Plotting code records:
------------
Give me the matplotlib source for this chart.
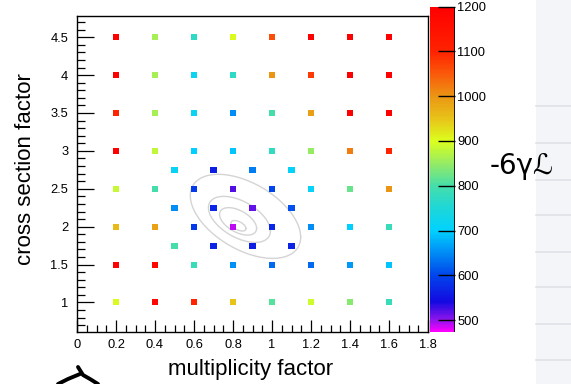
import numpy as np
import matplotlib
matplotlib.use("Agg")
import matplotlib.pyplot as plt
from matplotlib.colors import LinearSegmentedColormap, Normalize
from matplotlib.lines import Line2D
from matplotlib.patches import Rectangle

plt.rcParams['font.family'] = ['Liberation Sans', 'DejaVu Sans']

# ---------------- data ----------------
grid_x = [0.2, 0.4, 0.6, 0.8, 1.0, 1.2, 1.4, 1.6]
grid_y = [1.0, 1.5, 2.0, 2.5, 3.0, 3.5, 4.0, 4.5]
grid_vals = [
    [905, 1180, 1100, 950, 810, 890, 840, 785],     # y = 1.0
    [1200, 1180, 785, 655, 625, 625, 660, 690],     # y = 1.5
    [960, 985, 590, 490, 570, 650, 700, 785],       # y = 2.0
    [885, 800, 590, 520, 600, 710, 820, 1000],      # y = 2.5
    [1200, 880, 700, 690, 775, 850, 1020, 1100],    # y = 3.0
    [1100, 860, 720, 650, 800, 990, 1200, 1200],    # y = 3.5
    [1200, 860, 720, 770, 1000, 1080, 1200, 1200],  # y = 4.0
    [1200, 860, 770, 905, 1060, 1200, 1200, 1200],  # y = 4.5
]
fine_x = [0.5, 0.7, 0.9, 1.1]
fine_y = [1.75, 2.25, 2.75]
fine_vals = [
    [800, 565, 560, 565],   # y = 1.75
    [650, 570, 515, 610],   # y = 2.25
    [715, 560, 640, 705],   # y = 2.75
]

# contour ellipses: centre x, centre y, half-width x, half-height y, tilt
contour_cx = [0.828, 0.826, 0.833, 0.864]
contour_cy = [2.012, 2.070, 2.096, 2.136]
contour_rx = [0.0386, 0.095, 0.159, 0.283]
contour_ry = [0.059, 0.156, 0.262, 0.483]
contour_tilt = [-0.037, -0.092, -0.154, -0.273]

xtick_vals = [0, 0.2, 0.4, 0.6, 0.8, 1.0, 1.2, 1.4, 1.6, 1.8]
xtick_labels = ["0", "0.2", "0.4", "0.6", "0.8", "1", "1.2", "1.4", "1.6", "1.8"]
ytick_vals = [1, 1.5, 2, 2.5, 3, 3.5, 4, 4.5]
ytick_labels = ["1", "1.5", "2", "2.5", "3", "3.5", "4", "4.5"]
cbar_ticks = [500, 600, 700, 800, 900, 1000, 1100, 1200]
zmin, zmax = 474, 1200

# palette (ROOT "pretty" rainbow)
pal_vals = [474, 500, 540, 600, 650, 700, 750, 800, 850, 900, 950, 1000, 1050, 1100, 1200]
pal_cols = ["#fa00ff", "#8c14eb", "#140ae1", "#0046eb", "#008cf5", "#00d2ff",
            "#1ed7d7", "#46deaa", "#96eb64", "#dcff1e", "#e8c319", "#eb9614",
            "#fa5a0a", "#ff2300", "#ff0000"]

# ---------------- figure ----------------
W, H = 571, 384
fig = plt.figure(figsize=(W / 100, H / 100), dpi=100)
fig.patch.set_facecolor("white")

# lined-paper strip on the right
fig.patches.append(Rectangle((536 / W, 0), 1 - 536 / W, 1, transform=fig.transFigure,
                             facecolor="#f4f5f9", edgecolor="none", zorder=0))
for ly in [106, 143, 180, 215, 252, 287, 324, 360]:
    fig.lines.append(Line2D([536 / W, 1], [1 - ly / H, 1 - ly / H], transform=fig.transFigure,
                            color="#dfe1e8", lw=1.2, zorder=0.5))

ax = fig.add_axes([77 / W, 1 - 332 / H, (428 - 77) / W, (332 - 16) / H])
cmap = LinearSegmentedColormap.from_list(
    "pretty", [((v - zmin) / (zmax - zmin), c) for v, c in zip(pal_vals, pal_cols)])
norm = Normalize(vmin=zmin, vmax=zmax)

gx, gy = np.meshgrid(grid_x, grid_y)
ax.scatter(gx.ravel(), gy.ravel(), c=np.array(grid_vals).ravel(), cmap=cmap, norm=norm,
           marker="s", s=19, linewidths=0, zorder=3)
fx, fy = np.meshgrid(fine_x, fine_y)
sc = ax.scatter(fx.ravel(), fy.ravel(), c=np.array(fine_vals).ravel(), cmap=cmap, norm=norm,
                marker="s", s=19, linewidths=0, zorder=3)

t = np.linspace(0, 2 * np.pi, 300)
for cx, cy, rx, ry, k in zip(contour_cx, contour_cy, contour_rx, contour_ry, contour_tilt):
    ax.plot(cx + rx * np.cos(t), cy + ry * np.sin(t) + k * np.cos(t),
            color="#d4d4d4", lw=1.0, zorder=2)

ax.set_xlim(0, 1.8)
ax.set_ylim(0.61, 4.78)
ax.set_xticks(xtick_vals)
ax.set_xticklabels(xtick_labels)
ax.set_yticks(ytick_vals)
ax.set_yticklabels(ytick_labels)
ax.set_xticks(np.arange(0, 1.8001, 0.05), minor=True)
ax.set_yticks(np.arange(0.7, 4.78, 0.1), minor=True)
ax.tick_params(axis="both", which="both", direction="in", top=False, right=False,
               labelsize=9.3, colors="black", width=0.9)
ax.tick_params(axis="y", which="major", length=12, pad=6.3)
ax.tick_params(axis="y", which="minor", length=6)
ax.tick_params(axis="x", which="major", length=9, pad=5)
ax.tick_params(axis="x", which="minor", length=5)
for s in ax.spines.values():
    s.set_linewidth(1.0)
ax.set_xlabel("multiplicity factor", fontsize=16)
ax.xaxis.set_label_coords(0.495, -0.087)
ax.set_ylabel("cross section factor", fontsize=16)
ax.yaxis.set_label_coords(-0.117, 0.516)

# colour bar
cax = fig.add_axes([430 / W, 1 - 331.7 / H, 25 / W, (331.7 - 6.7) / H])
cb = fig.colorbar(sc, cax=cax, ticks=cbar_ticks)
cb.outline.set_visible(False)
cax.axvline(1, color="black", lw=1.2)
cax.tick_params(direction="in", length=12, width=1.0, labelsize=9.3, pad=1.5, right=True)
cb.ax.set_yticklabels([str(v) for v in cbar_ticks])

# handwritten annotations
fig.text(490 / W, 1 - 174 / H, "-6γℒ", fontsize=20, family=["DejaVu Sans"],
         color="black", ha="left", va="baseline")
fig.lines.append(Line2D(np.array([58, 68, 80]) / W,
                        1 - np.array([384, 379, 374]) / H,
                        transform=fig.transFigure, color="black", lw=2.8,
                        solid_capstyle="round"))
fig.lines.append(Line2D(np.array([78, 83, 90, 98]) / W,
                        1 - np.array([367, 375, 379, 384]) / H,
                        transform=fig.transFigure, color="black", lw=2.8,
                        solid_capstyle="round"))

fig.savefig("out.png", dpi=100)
------------
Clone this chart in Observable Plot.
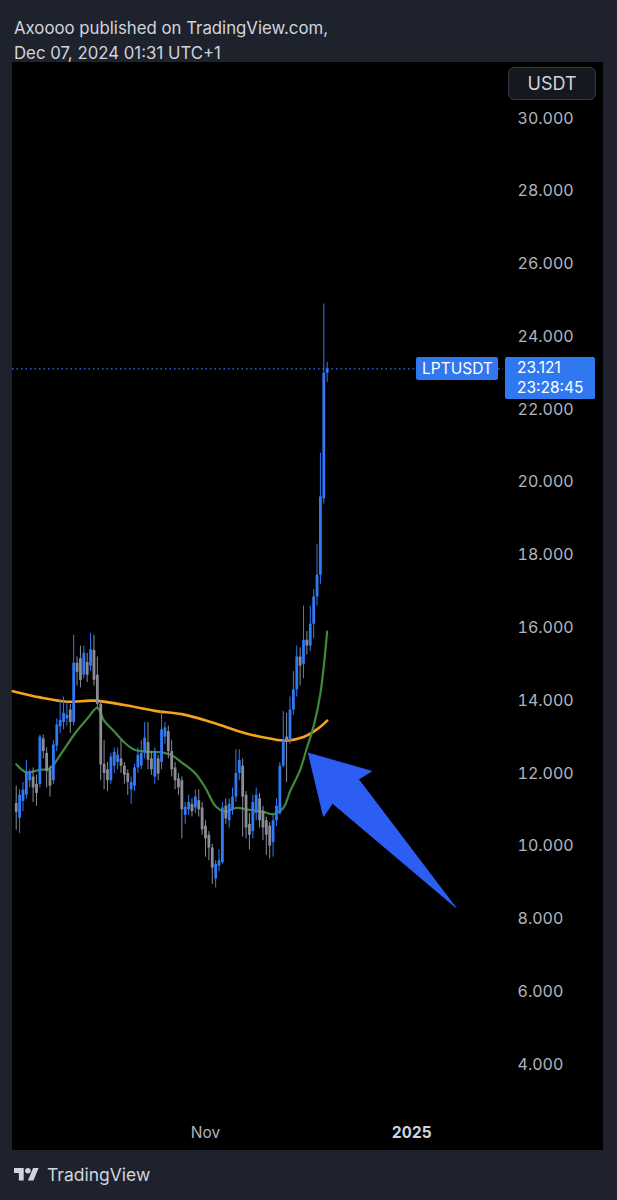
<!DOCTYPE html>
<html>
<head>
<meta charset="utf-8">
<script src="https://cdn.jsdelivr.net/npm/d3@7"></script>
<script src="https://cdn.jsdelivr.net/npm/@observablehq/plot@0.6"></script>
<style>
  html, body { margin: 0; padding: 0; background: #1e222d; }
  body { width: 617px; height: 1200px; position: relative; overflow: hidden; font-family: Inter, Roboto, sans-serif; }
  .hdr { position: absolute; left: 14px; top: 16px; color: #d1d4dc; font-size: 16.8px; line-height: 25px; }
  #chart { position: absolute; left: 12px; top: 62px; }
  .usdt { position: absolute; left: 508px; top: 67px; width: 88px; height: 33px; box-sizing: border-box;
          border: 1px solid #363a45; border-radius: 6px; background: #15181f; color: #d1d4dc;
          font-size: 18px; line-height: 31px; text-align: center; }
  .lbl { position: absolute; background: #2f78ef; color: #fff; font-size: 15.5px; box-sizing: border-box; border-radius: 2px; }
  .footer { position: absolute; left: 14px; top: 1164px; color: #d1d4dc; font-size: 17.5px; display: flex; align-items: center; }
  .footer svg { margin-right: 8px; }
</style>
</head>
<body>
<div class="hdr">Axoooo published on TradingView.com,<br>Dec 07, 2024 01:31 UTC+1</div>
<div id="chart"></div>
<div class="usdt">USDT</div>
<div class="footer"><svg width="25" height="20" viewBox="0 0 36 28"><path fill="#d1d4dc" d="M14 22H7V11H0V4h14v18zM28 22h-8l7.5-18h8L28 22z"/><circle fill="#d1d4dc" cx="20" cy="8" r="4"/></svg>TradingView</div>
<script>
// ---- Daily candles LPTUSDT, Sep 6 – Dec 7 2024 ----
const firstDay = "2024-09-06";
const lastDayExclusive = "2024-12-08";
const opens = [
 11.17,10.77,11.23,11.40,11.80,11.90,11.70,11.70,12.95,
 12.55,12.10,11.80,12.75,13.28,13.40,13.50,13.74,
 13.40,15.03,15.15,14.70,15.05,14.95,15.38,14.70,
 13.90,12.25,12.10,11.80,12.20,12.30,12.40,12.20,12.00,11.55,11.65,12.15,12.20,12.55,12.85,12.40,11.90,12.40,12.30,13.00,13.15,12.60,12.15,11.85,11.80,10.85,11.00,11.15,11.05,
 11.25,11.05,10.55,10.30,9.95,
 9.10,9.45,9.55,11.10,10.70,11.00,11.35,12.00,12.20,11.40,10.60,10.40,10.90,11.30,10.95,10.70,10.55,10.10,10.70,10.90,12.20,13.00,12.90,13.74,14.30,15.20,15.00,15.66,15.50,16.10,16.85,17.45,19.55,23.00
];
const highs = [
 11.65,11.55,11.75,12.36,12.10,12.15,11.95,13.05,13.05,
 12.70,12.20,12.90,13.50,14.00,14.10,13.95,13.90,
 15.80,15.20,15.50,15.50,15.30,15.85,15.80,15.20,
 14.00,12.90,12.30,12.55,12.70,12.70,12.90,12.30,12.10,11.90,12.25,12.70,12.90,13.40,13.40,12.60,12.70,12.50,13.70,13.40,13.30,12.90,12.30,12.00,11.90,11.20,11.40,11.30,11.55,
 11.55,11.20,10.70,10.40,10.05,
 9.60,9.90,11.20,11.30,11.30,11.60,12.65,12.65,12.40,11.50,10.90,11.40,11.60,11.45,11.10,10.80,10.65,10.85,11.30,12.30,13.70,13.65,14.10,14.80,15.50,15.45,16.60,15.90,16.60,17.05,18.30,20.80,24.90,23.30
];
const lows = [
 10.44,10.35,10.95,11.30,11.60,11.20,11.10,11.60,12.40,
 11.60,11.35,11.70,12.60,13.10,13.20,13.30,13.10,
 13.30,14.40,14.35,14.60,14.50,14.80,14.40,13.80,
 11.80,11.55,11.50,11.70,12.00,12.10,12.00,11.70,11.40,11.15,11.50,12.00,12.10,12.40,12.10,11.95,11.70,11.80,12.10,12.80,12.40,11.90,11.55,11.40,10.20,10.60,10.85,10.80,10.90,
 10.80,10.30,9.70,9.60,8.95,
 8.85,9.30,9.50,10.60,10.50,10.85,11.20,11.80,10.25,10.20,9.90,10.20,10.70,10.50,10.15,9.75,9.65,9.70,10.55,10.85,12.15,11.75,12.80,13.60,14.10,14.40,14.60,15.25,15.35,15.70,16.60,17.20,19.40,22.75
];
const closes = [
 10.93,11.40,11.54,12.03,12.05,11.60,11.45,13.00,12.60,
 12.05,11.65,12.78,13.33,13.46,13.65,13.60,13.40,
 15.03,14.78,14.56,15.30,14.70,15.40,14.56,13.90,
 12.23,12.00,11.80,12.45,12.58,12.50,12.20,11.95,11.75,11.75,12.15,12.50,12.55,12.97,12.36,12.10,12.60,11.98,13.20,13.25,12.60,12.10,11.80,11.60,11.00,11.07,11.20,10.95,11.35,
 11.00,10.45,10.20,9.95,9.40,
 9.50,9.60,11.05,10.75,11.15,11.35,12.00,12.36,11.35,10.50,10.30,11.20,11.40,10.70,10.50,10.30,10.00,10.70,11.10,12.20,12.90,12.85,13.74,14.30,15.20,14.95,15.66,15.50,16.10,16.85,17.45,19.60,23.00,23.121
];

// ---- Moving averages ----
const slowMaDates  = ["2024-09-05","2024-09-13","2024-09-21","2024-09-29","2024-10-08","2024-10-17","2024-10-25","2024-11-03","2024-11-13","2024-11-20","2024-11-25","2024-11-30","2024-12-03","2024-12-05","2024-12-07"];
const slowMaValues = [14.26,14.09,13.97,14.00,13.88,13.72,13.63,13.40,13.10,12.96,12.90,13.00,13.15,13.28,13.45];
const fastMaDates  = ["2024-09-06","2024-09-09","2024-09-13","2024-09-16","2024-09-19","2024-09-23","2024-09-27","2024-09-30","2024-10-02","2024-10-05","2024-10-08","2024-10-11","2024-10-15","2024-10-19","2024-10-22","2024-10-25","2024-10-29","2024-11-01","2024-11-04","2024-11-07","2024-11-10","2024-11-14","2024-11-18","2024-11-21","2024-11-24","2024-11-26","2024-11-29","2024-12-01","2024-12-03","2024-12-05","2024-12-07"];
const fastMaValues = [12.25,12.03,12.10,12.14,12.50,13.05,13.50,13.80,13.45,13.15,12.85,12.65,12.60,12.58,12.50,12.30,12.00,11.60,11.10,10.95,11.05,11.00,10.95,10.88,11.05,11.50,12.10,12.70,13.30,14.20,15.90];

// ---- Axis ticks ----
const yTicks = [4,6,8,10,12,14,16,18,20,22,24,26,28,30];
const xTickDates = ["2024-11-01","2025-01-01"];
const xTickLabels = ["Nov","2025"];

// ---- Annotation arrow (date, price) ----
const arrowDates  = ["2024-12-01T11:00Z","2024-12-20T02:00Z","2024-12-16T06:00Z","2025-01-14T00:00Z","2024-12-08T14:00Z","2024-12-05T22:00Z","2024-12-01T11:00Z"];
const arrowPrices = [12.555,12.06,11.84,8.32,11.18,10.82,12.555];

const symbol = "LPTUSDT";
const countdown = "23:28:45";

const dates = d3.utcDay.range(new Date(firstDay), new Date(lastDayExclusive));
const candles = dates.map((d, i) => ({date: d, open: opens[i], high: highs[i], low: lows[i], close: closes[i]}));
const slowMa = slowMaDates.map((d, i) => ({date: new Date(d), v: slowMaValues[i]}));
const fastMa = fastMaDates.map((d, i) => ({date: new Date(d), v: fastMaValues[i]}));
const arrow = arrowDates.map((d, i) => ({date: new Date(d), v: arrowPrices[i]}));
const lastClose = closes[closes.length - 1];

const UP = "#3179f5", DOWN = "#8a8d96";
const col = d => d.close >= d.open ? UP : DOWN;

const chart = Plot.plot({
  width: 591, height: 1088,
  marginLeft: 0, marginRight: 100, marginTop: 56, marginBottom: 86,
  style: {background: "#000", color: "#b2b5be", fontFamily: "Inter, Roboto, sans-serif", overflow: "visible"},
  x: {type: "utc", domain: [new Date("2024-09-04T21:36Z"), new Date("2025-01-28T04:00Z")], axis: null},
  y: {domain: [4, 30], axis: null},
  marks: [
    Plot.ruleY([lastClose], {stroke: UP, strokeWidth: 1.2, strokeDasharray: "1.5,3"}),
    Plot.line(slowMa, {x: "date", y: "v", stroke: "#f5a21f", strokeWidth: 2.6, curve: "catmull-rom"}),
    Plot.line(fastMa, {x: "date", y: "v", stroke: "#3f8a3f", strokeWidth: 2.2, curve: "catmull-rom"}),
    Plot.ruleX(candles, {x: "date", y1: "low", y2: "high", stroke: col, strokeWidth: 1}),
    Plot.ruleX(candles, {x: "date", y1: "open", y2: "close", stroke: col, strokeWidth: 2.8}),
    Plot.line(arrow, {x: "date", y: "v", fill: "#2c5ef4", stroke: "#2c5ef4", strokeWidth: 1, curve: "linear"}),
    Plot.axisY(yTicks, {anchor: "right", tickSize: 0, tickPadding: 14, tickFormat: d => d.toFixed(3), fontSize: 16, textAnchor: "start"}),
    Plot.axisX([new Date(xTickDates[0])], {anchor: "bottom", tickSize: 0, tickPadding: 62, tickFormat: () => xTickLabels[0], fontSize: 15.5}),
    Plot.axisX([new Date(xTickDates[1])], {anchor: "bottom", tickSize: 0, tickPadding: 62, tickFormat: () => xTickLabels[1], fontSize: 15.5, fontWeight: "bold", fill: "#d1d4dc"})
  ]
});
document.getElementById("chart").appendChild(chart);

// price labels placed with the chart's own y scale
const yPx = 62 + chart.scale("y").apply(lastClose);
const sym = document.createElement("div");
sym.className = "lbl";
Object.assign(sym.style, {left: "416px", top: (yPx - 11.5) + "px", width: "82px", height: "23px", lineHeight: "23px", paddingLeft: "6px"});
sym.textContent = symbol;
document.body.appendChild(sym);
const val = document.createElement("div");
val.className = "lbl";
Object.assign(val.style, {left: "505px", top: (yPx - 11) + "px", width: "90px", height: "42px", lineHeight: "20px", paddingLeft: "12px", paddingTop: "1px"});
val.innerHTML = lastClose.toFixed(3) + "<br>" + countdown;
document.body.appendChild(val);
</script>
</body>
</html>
------------
Given request:
Copy exactly the stretch of lines that starts at the line holding "Give me the matplotlib source for this chart." and ends at the line holding "plt.rcParams['font.family'] = ['Liberation". Drop the pictures.

Task answer:
Give me the matplotlib source for this chart.
import numpy as np
import matplotlib
matplotlib.use("Agg")
import matplotlib.pyplot as plt
from matplotlib.colors import LinearSegmentedColormap, Normalize
from matplotlib.lines import Line2D
from matplotlib.patches import Rectangle

plt.rcParams['font.family'] = ['Liberation Sans', 'DejaVu Sans']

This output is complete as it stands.